Tenants include the federal Citizenship Court, Red River College, provincial conservation staff and some federal government employees.
Minister of State for Transport and Winnipeg MP Steven Fletcher, who announced the new cash, said the upgrade he is most looking forward to is the new rear entrance, a shortcut from Main Street to The Forks that's tricky to find and a little dark.
"If you can even find the door, it's kind of a nightmare," Fletcher said. "This will open it up, making it clean and safe and attractive, and it will become a natural walkway to get from The Forks to the rest of the downtown."
Some of the $6.5 million is old money, part of cash earmarked for Via since 2007. Another $3.5 million comes from this year's federal budget.
Design and engineering work will begin almost immediately, with construction likely starting next year.

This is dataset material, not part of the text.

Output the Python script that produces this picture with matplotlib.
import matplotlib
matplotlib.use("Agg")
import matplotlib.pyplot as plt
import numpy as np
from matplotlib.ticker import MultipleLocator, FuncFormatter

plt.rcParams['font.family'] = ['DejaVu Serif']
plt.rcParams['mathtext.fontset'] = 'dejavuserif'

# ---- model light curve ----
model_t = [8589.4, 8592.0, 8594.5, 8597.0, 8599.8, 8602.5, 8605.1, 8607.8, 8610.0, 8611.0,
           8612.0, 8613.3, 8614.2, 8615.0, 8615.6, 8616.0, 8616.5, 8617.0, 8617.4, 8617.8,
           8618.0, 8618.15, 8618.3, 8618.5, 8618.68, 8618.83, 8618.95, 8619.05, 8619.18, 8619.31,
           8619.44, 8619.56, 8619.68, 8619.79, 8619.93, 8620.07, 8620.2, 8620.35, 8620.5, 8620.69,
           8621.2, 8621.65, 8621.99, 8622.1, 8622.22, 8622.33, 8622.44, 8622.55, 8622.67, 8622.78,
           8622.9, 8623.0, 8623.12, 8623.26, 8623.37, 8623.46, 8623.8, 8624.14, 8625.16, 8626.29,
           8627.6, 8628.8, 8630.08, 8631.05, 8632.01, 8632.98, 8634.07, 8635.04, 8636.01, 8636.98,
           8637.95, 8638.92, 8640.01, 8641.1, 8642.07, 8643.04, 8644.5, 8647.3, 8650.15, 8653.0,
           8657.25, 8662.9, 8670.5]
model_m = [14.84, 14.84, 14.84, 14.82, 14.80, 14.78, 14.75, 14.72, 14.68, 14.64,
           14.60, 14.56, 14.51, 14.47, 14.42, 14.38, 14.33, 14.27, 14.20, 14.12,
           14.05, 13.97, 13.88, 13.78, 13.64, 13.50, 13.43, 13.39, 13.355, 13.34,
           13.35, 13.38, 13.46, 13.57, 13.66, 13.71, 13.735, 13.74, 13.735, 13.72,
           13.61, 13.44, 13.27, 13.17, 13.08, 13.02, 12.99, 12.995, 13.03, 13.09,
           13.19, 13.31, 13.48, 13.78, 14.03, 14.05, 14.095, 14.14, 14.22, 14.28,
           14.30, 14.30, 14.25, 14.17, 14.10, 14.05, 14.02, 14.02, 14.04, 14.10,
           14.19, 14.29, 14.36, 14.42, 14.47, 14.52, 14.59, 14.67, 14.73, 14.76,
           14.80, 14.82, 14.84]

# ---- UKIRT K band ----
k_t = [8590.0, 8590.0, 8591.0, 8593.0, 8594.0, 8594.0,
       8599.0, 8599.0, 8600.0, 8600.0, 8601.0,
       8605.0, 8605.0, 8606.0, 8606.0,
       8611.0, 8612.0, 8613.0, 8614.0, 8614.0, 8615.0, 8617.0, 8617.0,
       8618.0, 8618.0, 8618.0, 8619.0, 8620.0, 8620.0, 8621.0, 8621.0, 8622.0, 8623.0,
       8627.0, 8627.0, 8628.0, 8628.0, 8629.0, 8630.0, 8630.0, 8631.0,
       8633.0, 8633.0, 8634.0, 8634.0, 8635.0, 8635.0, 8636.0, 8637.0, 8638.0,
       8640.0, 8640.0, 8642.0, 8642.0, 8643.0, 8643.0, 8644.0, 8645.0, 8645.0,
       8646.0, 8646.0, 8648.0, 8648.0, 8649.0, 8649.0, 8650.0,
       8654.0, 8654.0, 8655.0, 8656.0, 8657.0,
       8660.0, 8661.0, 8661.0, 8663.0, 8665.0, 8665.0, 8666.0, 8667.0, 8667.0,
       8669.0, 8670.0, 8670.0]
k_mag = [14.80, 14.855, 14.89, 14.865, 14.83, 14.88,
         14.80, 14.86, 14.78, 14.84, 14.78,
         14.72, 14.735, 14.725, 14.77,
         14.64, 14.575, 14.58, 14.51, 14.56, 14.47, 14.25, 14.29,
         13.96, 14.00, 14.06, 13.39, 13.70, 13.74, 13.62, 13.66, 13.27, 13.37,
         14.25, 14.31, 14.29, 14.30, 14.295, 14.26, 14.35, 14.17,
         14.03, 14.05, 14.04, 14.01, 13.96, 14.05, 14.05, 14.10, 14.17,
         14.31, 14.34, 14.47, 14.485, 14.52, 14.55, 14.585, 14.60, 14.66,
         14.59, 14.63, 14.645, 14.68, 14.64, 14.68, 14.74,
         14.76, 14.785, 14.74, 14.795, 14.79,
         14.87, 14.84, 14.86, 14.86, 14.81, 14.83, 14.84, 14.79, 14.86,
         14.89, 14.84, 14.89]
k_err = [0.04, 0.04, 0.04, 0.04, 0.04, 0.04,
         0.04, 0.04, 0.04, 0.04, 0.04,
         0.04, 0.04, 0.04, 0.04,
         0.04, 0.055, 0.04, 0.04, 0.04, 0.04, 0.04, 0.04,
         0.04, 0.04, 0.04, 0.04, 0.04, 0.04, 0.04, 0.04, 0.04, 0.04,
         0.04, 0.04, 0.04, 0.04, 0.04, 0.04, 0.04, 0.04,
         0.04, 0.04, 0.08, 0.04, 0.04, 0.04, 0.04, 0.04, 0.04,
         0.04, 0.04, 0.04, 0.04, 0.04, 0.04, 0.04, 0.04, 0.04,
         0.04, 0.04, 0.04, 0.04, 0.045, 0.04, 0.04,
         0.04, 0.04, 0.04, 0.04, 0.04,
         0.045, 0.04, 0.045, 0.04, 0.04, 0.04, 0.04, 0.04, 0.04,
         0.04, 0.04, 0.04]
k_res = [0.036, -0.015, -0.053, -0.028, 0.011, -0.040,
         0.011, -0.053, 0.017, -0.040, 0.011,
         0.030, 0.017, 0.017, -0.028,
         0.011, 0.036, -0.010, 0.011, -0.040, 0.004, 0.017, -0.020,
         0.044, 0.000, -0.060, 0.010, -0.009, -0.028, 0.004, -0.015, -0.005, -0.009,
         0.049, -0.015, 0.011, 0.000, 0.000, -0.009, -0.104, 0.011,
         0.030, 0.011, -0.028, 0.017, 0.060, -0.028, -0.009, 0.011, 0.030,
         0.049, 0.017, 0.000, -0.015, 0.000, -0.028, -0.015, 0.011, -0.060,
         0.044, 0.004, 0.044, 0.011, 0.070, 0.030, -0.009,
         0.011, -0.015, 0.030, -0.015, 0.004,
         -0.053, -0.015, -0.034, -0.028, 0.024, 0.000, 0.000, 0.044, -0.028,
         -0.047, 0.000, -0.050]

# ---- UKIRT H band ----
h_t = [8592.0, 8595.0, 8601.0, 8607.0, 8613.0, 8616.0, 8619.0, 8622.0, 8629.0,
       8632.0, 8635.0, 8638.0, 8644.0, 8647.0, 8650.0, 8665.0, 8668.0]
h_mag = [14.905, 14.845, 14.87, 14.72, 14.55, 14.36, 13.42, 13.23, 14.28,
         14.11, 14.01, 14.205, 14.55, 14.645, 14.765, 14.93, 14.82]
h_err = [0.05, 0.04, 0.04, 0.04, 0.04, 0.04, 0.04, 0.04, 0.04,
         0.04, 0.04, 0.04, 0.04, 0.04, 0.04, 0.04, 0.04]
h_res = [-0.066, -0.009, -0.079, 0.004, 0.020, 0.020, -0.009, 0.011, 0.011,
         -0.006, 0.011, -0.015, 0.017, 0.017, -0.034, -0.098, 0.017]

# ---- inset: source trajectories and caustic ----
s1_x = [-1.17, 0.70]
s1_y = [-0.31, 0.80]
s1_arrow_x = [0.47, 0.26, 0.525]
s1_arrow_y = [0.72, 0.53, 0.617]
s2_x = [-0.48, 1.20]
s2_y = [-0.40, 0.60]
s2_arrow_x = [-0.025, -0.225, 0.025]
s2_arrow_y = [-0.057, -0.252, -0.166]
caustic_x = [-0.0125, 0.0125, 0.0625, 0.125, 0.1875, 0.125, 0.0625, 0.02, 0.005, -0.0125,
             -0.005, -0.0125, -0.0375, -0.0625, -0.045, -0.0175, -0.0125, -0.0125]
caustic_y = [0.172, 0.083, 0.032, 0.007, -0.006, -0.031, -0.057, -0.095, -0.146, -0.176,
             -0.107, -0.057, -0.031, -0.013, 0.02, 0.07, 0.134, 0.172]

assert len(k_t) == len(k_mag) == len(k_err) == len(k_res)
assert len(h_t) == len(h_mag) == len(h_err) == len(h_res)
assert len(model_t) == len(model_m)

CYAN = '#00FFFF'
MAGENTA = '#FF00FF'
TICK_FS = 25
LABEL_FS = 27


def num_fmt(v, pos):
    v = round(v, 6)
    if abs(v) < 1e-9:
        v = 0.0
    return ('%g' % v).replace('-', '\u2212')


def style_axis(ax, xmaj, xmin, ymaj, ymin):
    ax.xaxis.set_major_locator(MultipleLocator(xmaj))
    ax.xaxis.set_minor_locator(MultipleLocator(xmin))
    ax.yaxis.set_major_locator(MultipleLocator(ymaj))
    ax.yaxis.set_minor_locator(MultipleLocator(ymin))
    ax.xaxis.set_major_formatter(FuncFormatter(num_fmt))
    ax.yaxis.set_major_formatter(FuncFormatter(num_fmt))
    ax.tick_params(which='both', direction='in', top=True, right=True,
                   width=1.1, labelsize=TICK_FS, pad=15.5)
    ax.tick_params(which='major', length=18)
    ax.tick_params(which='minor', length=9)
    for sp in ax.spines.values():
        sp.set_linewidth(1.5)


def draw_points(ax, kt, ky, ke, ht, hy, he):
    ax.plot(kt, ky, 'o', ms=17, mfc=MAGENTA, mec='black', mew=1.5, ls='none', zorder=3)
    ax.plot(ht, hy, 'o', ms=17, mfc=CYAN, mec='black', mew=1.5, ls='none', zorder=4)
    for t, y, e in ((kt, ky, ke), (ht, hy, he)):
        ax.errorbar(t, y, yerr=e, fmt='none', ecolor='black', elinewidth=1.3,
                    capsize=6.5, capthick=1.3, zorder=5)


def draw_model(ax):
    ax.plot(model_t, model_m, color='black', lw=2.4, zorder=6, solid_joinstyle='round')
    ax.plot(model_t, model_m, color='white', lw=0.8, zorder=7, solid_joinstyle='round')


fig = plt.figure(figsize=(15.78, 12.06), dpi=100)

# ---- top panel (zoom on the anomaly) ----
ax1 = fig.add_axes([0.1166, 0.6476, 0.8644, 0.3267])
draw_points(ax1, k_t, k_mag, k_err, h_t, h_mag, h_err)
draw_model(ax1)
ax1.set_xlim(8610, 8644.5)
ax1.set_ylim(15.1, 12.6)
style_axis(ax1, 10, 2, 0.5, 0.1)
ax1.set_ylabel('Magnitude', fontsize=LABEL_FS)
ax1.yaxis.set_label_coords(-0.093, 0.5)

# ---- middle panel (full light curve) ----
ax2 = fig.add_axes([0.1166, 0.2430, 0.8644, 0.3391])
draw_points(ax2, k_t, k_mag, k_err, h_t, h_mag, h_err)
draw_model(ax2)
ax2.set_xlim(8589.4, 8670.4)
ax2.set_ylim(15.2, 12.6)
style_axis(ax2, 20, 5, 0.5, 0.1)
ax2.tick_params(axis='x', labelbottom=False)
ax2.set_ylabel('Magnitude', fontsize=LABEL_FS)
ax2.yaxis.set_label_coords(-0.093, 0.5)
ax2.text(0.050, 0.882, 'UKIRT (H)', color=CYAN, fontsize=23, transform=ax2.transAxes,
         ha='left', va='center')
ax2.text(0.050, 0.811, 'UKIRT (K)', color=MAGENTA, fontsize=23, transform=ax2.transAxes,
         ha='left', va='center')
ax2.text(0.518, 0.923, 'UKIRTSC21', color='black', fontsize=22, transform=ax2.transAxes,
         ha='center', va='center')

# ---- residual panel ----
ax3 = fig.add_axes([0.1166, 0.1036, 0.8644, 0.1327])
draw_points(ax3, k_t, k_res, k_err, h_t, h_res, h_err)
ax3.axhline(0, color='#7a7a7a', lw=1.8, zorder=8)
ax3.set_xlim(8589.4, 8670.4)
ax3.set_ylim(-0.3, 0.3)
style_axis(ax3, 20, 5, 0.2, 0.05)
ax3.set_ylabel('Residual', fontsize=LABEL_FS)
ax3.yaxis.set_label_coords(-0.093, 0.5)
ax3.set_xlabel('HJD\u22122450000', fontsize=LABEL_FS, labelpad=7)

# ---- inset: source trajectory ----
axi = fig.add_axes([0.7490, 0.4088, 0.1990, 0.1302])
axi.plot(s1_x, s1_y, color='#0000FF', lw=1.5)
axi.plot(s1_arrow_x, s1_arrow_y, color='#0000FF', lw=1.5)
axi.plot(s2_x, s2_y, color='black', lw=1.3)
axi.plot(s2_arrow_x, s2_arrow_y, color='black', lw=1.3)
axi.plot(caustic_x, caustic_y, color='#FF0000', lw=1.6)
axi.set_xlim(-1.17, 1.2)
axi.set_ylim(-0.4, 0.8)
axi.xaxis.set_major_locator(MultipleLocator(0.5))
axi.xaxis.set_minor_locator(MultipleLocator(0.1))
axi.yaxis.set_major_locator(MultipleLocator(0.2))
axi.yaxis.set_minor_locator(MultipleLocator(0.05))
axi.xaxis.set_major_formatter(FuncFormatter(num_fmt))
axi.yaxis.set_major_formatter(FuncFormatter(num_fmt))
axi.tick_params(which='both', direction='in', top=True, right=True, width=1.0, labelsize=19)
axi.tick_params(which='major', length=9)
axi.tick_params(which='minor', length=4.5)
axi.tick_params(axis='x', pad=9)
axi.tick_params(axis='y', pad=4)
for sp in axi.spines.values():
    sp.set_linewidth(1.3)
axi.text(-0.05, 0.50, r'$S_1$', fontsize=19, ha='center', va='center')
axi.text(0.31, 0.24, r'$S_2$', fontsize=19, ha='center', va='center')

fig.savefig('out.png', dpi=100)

First to get done will likely be the waiting area and the washrooms.
Via has already upgraded the station's heating and cooling systems to modern standards.
The station is listed as a heritage building by the City of Winnipeg and the government of Canada.
Opened in August 1911
WINNIPEG'S main rail station is getting a facelift, thanks to cash from Ottawa. Here's some history:
The first train arrived at Union Station August 7, 1911, with the station's official opening the following June.
It's Via's largest station and a historic rail gateway to the west.
The Beaux-Arts building was designed by the same New York architects who built Grand Central Station.
It broke CP Rail's monopoly in Manitoba. The station was a joint venture between CP rivals CN Rail, the National Transcontinental Railway and the Grand Trunk Pacific Railway. That's partly why it's called Union Station.